>> start

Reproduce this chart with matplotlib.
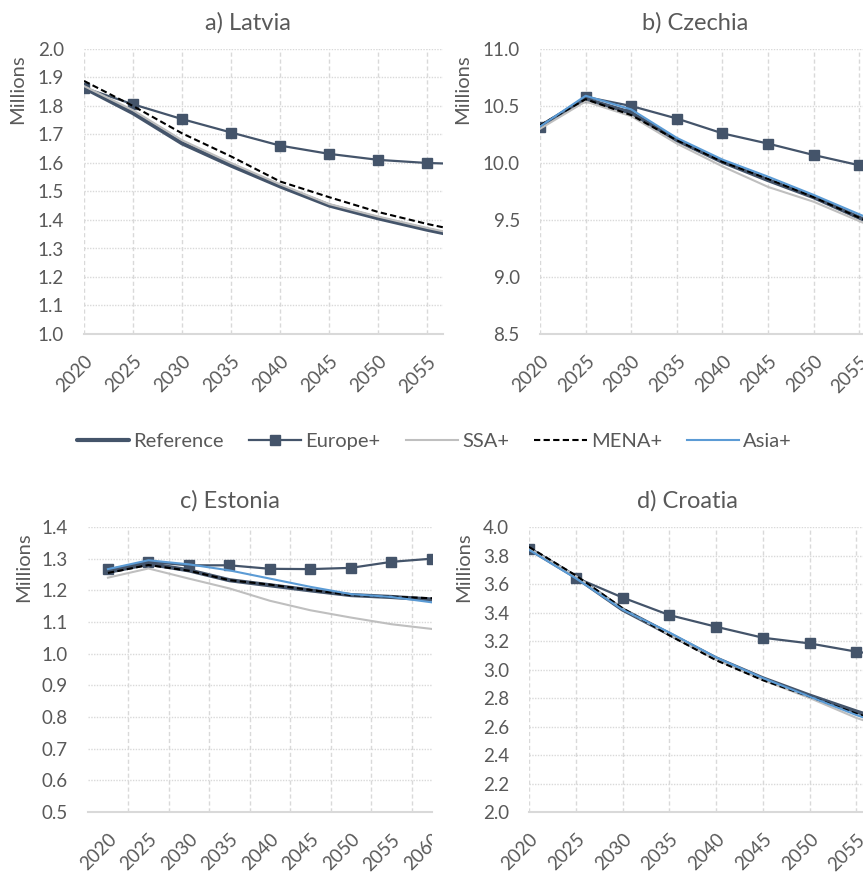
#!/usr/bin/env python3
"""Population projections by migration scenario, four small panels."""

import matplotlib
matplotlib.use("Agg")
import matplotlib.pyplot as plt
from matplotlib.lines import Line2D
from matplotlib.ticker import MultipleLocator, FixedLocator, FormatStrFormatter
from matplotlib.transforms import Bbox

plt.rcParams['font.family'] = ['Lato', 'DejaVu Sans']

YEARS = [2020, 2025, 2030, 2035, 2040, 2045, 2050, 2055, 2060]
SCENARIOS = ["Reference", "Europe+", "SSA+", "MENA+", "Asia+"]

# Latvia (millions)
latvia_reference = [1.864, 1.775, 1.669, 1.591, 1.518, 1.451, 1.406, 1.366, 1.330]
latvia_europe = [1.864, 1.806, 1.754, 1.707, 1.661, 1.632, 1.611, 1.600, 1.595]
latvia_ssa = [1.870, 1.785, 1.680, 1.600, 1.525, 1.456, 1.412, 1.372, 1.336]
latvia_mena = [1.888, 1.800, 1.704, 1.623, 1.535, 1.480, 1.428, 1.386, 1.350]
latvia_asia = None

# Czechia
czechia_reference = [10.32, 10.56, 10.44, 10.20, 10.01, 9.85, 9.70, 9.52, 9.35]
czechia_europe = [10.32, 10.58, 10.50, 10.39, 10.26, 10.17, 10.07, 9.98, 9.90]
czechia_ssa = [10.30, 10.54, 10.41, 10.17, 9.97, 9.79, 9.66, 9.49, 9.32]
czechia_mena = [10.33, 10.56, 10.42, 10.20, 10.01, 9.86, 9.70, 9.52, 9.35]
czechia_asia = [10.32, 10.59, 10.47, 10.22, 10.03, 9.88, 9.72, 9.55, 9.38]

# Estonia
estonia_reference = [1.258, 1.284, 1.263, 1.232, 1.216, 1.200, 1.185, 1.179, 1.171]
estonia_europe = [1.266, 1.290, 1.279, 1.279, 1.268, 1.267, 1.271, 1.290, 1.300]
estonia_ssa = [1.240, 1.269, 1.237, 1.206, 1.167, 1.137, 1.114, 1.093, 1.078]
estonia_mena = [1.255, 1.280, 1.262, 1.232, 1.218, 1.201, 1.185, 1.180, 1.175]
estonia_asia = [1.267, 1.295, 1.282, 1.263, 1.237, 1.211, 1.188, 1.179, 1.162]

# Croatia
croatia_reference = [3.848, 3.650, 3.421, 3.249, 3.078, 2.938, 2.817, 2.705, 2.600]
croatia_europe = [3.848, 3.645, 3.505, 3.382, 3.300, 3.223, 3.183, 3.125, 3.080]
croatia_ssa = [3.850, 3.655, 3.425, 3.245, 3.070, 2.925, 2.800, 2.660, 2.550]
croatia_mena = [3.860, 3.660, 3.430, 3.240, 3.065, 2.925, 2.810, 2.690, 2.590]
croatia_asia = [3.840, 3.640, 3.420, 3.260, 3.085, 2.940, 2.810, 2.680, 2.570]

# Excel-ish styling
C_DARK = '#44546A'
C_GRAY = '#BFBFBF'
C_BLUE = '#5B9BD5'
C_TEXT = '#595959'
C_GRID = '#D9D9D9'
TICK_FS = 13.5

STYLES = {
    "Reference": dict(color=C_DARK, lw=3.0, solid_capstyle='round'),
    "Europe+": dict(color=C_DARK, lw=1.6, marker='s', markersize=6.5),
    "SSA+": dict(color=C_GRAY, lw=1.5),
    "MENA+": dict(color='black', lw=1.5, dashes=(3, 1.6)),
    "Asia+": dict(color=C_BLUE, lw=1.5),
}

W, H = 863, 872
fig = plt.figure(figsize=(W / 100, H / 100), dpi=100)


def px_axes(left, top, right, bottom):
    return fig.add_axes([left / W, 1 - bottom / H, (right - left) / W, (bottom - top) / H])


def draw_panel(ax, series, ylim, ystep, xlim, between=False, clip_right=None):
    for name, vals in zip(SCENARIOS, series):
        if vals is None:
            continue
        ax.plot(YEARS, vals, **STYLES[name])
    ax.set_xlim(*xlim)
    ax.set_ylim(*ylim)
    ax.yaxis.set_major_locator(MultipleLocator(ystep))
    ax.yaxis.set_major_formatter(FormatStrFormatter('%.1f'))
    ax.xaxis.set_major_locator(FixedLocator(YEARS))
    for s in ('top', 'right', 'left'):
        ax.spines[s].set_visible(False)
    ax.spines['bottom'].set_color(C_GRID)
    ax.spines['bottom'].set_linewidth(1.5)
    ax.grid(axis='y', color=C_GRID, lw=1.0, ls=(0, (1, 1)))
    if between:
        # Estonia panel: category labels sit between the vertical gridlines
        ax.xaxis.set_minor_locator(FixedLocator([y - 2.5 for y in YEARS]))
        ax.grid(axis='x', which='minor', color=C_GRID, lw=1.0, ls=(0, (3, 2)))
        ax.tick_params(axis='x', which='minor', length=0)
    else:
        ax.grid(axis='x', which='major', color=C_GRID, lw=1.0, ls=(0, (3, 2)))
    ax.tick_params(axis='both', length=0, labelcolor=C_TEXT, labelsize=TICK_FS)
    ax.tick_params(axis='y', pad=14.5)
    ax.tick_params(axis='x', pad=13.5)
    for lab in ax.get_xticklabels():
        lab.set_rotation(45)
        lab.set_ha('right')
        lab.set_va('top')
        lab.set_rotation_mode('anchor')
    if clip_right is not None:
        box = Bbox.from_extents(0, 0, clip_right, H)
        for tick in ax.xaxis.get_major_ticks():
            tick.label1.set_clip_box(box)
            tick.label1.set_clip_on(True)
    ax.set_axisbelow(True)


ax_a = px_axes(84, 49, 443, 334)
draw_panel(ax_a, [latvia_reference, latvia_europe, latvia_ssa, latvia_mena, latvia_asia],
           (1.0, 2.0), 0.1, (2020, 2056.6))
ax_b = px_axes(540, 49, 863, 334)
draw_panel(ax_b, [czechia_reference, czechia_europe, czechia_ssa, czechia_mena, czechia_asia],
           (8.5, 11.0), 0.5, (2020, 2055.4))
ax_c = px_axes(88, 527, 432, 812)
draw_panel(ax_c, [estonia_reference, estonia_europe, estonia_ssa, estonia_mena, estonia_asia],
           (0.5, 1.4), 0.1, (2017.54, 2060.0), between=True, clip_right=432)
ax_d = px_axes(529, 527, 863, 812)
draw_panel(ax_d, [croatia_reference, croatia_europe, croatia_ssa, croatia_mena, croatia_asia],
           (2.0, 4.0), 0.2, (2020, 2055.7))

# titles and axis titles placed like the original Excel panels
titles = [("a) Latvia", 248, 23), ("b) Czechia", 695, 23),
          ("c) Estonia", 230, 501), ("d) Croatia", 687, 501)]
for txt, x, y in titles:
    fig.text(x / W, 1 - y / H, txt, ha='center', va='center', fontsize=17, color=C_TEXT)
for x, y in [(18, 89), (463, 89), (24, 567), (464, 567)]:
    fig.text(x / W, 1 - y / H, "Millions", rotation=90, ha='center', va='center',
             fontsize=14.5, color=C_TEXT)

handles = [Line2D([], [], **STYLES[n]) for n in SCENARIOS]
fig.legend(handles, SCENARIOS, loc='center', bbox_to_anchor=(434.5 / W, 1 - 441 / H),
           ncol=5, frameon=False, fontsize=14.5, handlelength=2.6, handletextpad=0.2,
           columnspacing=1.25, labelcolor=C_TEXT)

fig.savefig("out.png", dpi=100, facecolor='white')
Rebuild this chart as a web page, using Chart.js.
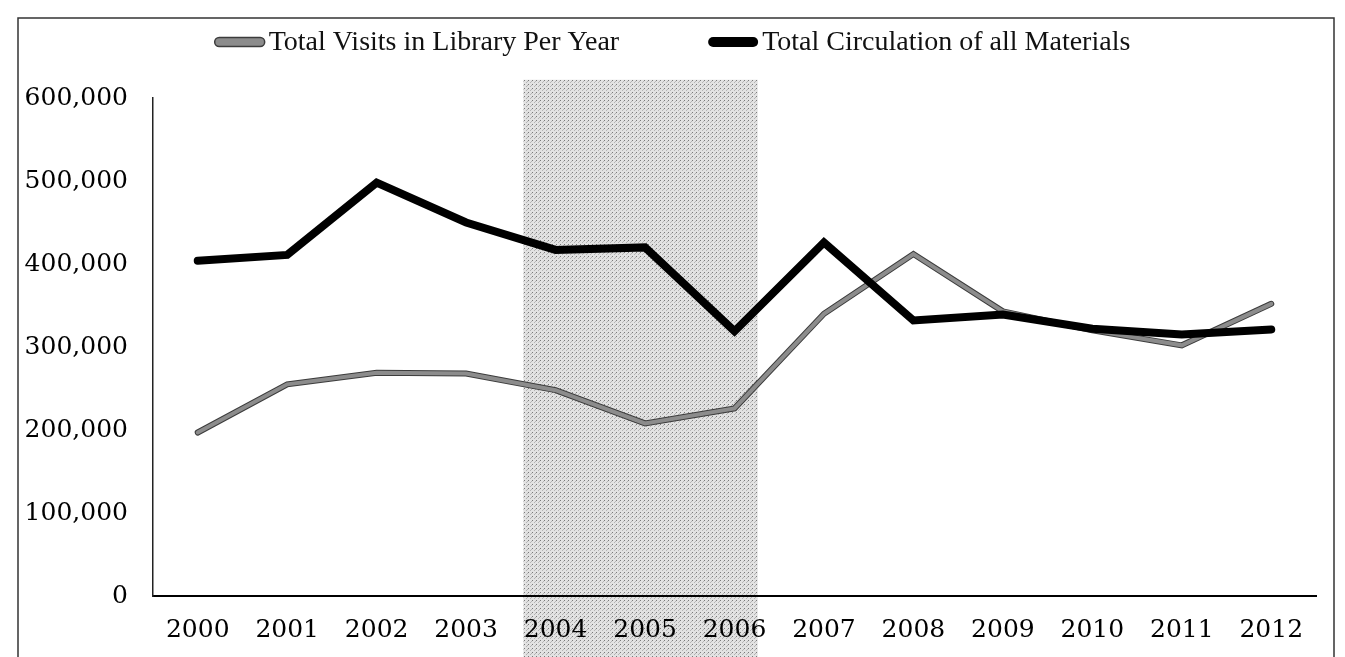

>> end

- **What is needed**: Only the lines from the start of the records to the one containing "plt.rcParams['font.family'] = ['Lato', 'DejaVu" should be repeated, exactly and with both ends kept; drop any pictures.

- **Solution to the problem**:
Reproduce this chart with matplotlib.
#!/usr/bin/env python3
"""Population projections by migration scenario, four small panels."""

import matplotlib
matplotlib.use("Agg")
import matplotlib.pyplot as plt
from matplotlib.lines import Line2D
from matplotlib.ticker import MultipleLocator, FixedLocator, FormatStrFormatter
from matplotlib.transforms import Bbox

plt.rcParams['font.family'] = ['Lato', 'DejaVu Sans']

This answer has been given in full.